In summary, these ten principles explicitly shift attention in economic thinking and policy towards holism, heterodoxy, plurality, interdisciplinarity, equity, wellbeing, participation, and aligning economic activities with natural systems. They recognize the context-specificity of institutions, values, and culture, and the need for relational and complexity-based thinking to achieve inclusive and just transformation towards sustainability.

Methods
We conducted an inductive, qualitative content analysis32 to understand the scope of new economic approaches by identifying core principles and systematically synthesizing them across a large number of economic approaches. Figure 1 provides an overview of the sampling, screening and analysis process and Table S2 (Supporting Information) provides the data extraction form.

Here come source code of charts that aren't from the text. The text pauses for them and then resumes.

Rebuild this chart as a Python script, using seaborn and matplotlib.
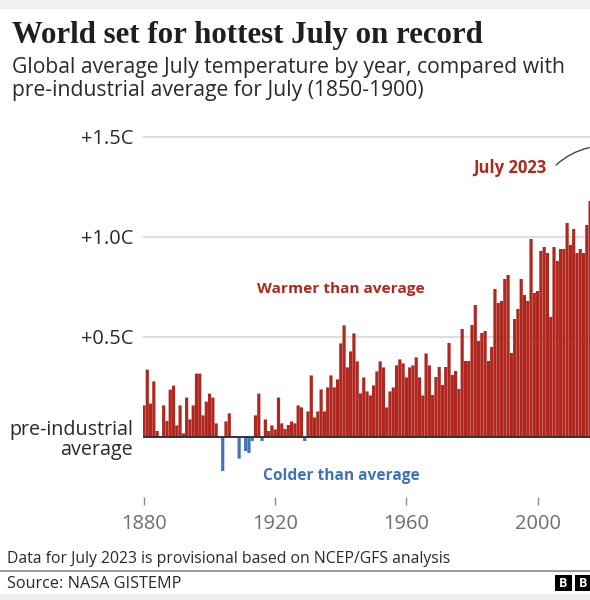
import matplotlib
matplotlib.use('Agg')
import matplotlib.pyplot as plt
from matplotlib.patches import Rectangle
import numpy as np
import pandas
import seaborn as sns

years = list(range(1880, 2017))
anomaly = [
    .158, .337, .167, .278, .03, 0, .158, .08, .237, .257,
    .058, .158, .018, .197, .088, .158, .317, .317, .108, .177,
    .217, .197, .068, 0, -.17, .078, .118, 0, -.005, -.108,
    0, -.07, -.08, -.02, .108, .217, -.02, .088, .03, .058,
    .038, .197, .068, .04, .06, .078, .068, .158, .148, -.02,
    .128, .308, .098, .128, .238, .128, .248, .308, .248, .288,
    .468, .558, .348, .428, .518, .378, .218, .298, .228, .208,
    .258, .328, .378, .348, .148, .228, .248, .358, .388, .368,
    .298, .348, .358, .398, .298, .208, .418, .358, .21, .30,
    .35, .26, .35, .47, .31, .33, .24, .54, .38, .38,
    .56, .66, .48, .52, .53, .38, .45, .74, .67, .68,
    .79, .81, .42, .59, .64, .79, .71, .68, .99, .72,
    .73, .93, .95, .92, .60, .95, .88, .94, .94, 1.07,
    .96, 1.04, .92, .94, .92, 1.06, 1.18,
]
y_ticks = [0, 0.5, 1.0, 1.5]
y_labels = ['+0.5C', '+1.0C', '+1.5C']
x_ticks = [1880, 1920, 1960, 2000]

RED = '#b0271f'
BLUE = '#3f74b5'
GREY = '#dedede'
TEXT = '#2a2a2a'
FONT = 'Open Sans'

df = pandas.DataFrame({'year': years, 'anomaly': anomaly})
df['side'] = ['warm' if v >= 0 else 'cold' for v in df['anomaly']]

W, H = 590, 600
fig = plt.figure(figsize=(W / 100, H / 100), dpi=100)
sns.set_style('white')
plt.rcParams['font.family'] = [FONT, 'DejaVu Sans']

# axes placed in pixels: 1880 at x=144, 0 at y=437, 200 px per degree
left, right, top, bottom = 142.5, 590, 125, 497
ax = fig.add_axes([left / W, 1 - bottom / H, (right - left) / W, (bottom - top) / H])
ax.patch.set_visible(False)

sns.barplot(data=df, x='year', y='anomaly', hue='side', palette={'warm': RED, 'cold': BLUE},
            native_scale=True, dodge=False, width=0.97, legend=False, ax=ax, zorder=3,
            saturation=1, linewidth=0)
# no pixel snapping, so neighbouring bars keep an even soft gap
for p in ax.patches:
    p.set_snap(False)

ax.set_xlim(1880 - 1.5 / 3.28, 1880 + (right - 144) / 3.28)
ax.set_ylim((437 - bottom) / 200, (437 - top) / 200)
for s in ax.spines.values():
    s.set_visible(False)
ax.set_xlabel('')
ax.set_ylabel('')

ax.set_yticks(y_ticks)
ax.set_yticklabels([])
ax.tick_params(axis='y', length=0)
for v in y_ticks[1:]:
    ax.axhline(v, color=GREY, lw=1.5, zorder=1)
ax.axhline(0, color='#333333', lw=1.4, zorder=4)

ax.set_xticks(x_ticks)
ax.set_xticklabels(x_ticks, fontsize=14.4, color='#6e6e6e')
ax.tick_params(axis='x', length=6, width=1, color='#8a8a8a', pad=6, bottom=True)


def px(x, y):
    return x / W, 1 - y / H


def put(x, y, s, **kw):
    fig.text(*px(x, y), s, **kw)


for v, lab in zip(y_ticks[1:], y_labels):
    put(133, 439 - v * 200, lab, ha='right', va='center', fontsize=14.4, color=TEXT)
put(133, 430, 'pre-industrial', ha='right', va='center', fontsize=14.2, color=TEXT)
put(133, 450.5, 'average', ha='right', va='center', fontsize=14.2, color=TEXT)

put(341, 289, 'Warmer than average', ha='center', va='center', fontsize=11.1, fontweight='bold', color=RED)
put(341, 476, 'Colder than average', ha='center', va='center', fontsize=11.2, fontweight='bold', color=BLUE)
put(510, 168, 'July 2023', ha='center', va='center', fontsize=12, fontweight='bold', color=RED)

put(12, 35, 'World set for hottest July on record', ha='left', va='center', fontsize=22.2,
    fontweight='bold', family=['Liberation Serif'], color='#1f1f1f')
put(12, 67, 'Global average July temperature by year, compared with', ha='left', va='center',
    fontsize=15.2, color=TEXT)
put(12, 91, 'pre-industrial average for July (1850-1900)', ha='left', va='center', fontsize=15.2, color=TEXT)

put(7, 559, 'Data for July 2023 is provisional based on NCEP/GFS analysis', ha='left', va='center',
    fontsize=11.3, color=TEXT)
put(7, 583.5, 'Source: NASA GISTEMP', ha='left', va='center', fontsize=11.7, color=TEXT)

# annotation curve to the record bar
fig.add_artist(matplotlib.patches.FancyArrowPatch(px(554, 167), px(592, 147), connectionstyle='arc3,rad=-0.15',
                                                  arrowstyle='-', lw=1, color='#444444',
                                                  transform=fig.transFigure))

fig.add_artist(plt.Line2D([0, 1], [1 - 570.5 / H] * 2, color='#8a8a8a', lw=1.2, transform=fig.transFigure))
fig.add_artist(Rectangle(px(0, 600), 1, 6 / H, color='#f0f0f0', lw=0, transform=fig.transFigure))
fig.add_artist(Rectangle(px(0, 9), 1, 9 / H, color='#f0f0f0', lw=0, transform=fig.transFigure))

# logo boxes, third one runs off the crop
for x0 in (555, 575):
    fig.add_artist(Rectangle(px(x0, 591), 17 / W, 16 / H, color='black', lw=0, transform=fig.transFigure))
    put(x0 + 8.5, 583.5, 'B', ha='center', va='center', fontsize=9, fontweight='bold', color='white')

fig.savefig('out.png', dpi=100)
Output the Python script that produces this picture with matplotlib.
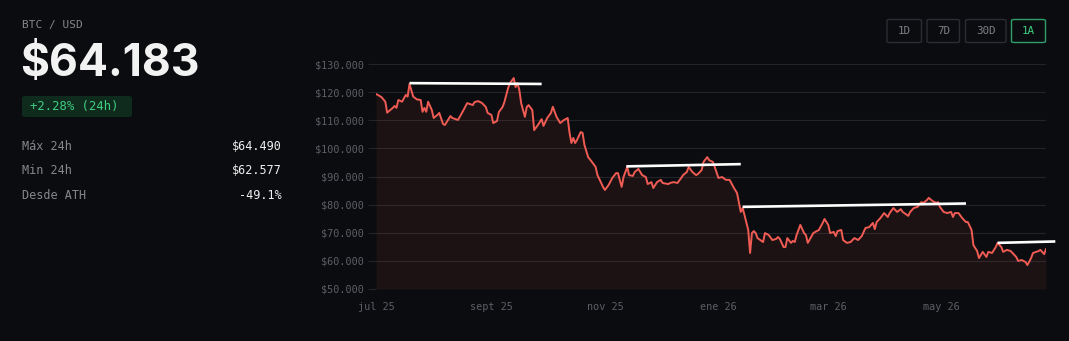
import matplotlib
matplotlib.use("Agg")
import matplotlib.pyplot as plt
import matplotlib.ticker as mticker
from matplotlib.patches import FancyBboxPatch
import pandas as pd

# Datos: días desde 2025-07-01 y precio en miles de USD
dias = [0, 1, 3, 5, 6, 9, 10, 11, 12, 14, 16, 17, 18, 20, 22, 24, 25, 26, 27, 28,
        30, 31, 33, 34, 36, 37, 39, 40, 41, 44, 45, 47, 49, 52, 53, 55, 57, 59, 60, 62,
        63, 65, 66, 68, 69, 71, 72, 74, 75, 76, 77, 78, 80, 81, 82, 84, 85, 87, 89, 90,
        92, 94, 95, 97, 99, 101, 103, 104, 105, 106, 107, 108, 110, 111, 112, 114, 116, 118, 119, 122,
        123, 125, 127, 129, 130, 131, 132, 133, 135, 136, 138, 139, 141, 143, 145, 146, 148, 149, 151, 153,
        154, 157, 158, 160, 162, 164, 165, 167, 168, 170, 172, 173, 175, 176, 178, 179, 181, 182, 184, 186,
        188, 190, 192, 194, 196, 197, 198, 200, 201, 202, 203, 204, 205, 208, 209, 211, 213, 215, 216, 217,
        219, 220, 221, 223, 224, 225, 226, 228, 230, 231, 232, 235, 236, 238, 240, 241, 243, 244, 246, 247,
        248, 250, 251, 253, 255, 257, 258, 259, 261, 263, 265, 267, 268, 269, 271, 273, 275, 276, 278, 280,
        282, 283, 286, 287, 289, 291, 293, 294, 296, 297, 299, 301, 302, 303, 305, 307, 309, 310, 311, 313,
        315, 317, 318, 320, 321, 323, 324, 326, 328, 329, 331, 333, 334, 336, 337, 339, 341, 342, 344, 345,
        347, 349, 350, 352, 353, 356, 357, 359, 360]
precios = [119.3, 119.0, 118.2, 116.6, 112.7, 114.4, 115.1, 114.4, 117.2, 116.6, 119.0, 118.4, 122.9, 118.4, 117.4, 117.2, 113.0, 114.4, 113.0, 116.6,
           113.6, 110.8, 111.9, 112.6, 108.7, 108.3, 110.4, 111.5, 110.8, 110.1, 111.2, 113.6, 116.1, 115.4, 116.5, 116.8, 116.1, 114.7, 112.6, 111.9,
           109.0, 109.7, 112.9, 114.7, 116.5, 121.5, 123.2, 125.0, 121.8, 123.2, 120.8, 116.1, 111.2, 114.7, 115.4, 113.6, 106.5, 108.3, 110.4, 108.0,
           110.8, 112.6, 114.8, 111.2, 109.0, 110.1, 110.8, 105.5, 101.9, 103.7, 101.9, 103.0, 105.8, 105.5, 101.2, 96.9, 95.2, 93.4, 90.5, 86.3,
           85.2, 87.0, 89.5, 91.2, 91.2, 88.8, 86.3, 89.8, 93.4, 90.5, 90.2, 91.6, 92.7, 90.5, 89.8, 87.3, 88.0, 85.9, 88.0, 88.8,
           87.7, 87.3, 87.7, 88.0, 87.7, 89.5, 90.5, 91.6, 93.4, 91.6, 90.5, 90.9, 92.3, 95.2, 96.9, 95.8, 95.2, 93.4, 89.5, 89.8,
           88.8, 88.8, 86.3, 84.1, 77.4, 78.8, 76.3, 71.0, 62.8, 69.9, 70.6, 69.9, 68.1, 66.7, 69.9, 69.2, 67.4, 67.8, 68.5, 67.8,
           64.9, 64.9, 68.1, 66.4, 67.1, 66.7, 69.2, 72.8, 69.9, 69.2, 66.4, 69.9, 70.3, 71.0, 73.5, 74.9, 72.8, 69.9, 70.3, 68.8,
           70.6, 71.0, 67.4, 66.4, 66.7, 68.1, 67.8, 67.4, 68.8, 71.7, 72.0, 73.5, 71.3, 73.8, 75.2, 77.0, 75.6, 77.0, 78.8, 77.4,
           78.4, 77.4, 76.0, 77.4, 78.8, 79.2, 80.9, 80.6, 81.6, 82.4, 81.3, 80.6, 80.9, 79.2, 77.4, 77.0, 77.4, 75.6, 77.0, 77.0,
           75.2, 73.8, 73.8, 71.0, 65.6, 63.5, 61.0, 63.2, 61.4, 63.2, 62.8, 64.9, 66.4, 64.9, 63.2, 63.9, 63.5, 62.8, 61.4, 60.0,
           60.3, 59.6, 58.5, 61.0, 62.8, 63.5, 63.9, 62.4, 64.2]

# Líneas de resistencia (inicio/fin en días, precio en miles)
res_dias = [(18, 89), (134.5, 196), (197, 317), (334, 365)]
res_precios = [(123.2, 122.9), (93.6, 94.4), (79.2, 80.4), (66.4, 66.9)]

ticks_fechas = ["2025-07-01", "2025-09-01", "2025-11-01", "2026-01-01", "2026-03-01", "2026-05-01"]
ticks_textos = ["jul 25", "sept 25", "nov 25", "ene 26", "mar 26", "may 26"]
y_ticks = [50, 60, 70, 80, 90, 100, 110, 120, 130]

botones = ["1D", "7D", "30D", "1A"]
estadisticas = [("Máx 24h", "$64.490"), ("Min 24h", "$62.577"), ("Desde ATH", "-49.1%")]

BG = "#0b0c0f"
ROJO = "#f05c54"
GRID = "#222429"
GRIS = "#85878c"
VERDE = "#3fcf82"
MONO = "DejaVu Sans Mono"

inicio = pd.Timestamp("2025-07-01")
fechas = [inicio + pd.Timedelta(days=d) for d in dias]

W, H = 1069, 341
fig = plt.figure(figsize=(W / 100, H / 100), dpi=100, facecolor=BG)

def fx(px):
    return px / W

def fy(py):
    return 1 - py / H

# Gráfico
ax = fig.add_axes([fx(376), fy(289), fx(1046) - fx(376), fy(64) - fy(289)])
ax.set_facecolor(BG)
ax.fill_between(fechas, precios, 50, color=ROJO, alpha=0.08, lw=0)
ax.plot(fechas, precios, color=ROJO, lw=1.4)
for (d0, d1), (p0, p1) in zip(res_dias, res_precios):
    ax.plot([inicio + pd.Timedelta(days=d0), inicio + pd.Timedelta(days=d1)], [p0, p1],
            color="white", lw=1.9, solid_capstyle="butt", clip_on=False)

ax.set_xlim(inicio, inicio + pd.Timedelta(days=360))
ax.set_ylim(50, 130)
ax.set_yticks(y_ticks)
ax.yaxis.set_major_formatter(mticker.FuncFormatter(lambda v, p: f"${v:.0f}.000"))
ax.set_xticks([pd.Timestamp(t) for t in ticks_fechas])
ax.set_xticklabels(ticks_textos)
ax.grid(axis="y", color=GRID, lw=0.8)
ax.tick_params(axis="y", length=6, color=GRID, width=0.8, pad=3, labelcolor="#5c5f65", labelsize=7.3)
ax.tick_params(axis="x", length=0, pad=9, labelcolor="#5c5f65", labelsize=7.3)
for lab in ax.get_xticklabels() + ax.get_yticklabels():
    lab.set_fontfamily(MONO)
for s in ax.spines.values():
    s.set_visible(False)
ax.set_axisbelow(True)

# Panel izquierdo
fig.text(fx(22), fy(25), "BTC / USD", color=GRIS, fontsize=8, family=MONO, va="center")
fig.text(fx(20), fy(63.5), "$64.183", color="#f2f2f2", fontsize=32, family="Inter",
         fontweight="bold", va="center")
fig.patches.append(FancyBboxPatch((fx(22), fy(117)), fx(132) - fx(22), fy(96) - fy(117),
                                  boxstyle="round,pad=0,rounding_size=0.004",
                                  transform=fig.transFigure, fc="#0f2b1d", ec="none"))
fig.text(fx(30), fy(106.5), "+2.28% (24h)", color=VERDE, fontsize=8.8, family=MONO, va="center")

for i, (etq, val) in enumerate(estadisticas):
    y = 146 + i * 24.5
    fig.text(fx(22), fy(y), etq, color=GRIS, fontsize=8.5, family=MONO, va="center")
    fig.text(fx(282), fy(y), val, color="#f0f0f0", fontsize=8.5, family=MONO, va="center", ha="right")

# Botones de periodo
x_bot = [(887, 921.5), (927, 959.5), (965.5, 1006), (1011.5, 1045.5)]
for (x0, x1), b in zip(x_bot, botones):
    activo = b == "1A"
    fig.patches.append(FancyBboxPatch((fx(x0), fy(42.5)), fx(x1) - fx(x0), fy(19.5) - fy(42.5),
                                      boxstyle="round,pad=0,rounding_size=0.003",
                                      transform=fig.transFigure, fc=BG,
                                      ec="#2f9e6a" if activo else "#2a2d33", lw=1.0))
    fig.text(fx((x0 + x1) / 2), fy(31), b, color=VERDE if activo else "#7d8086",
             fontsize=7.8, family=MONO, ha="center", va="center")

fig.savefig("out.png", dpi=100, facecolor=BG)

The initial set of sources was provided by members of the Leadership Team and Advisory board for the Global Assessment for a New Economics (GANE) project (http://neweconomics.net). Advisory board members were affiliated with diverse well-established organizations that embraced or promoted new economics in science, business, and policy, such as the Club of Rome, Wellbeing Economy Alliance, World Future Council, World Resources Institute, the Capital Institute, Catalyst 2030, Better Nature, Ethical Markets, the Gross National Happiness Centre, and the Green Economy Coalition. 11 of 24 members of the board were based in the Global South, whilst 17 of 24 members were affiliated with organizations with a global remit. Because of this diversity of backgrounds, we could draw on a mix of sources across research and practice.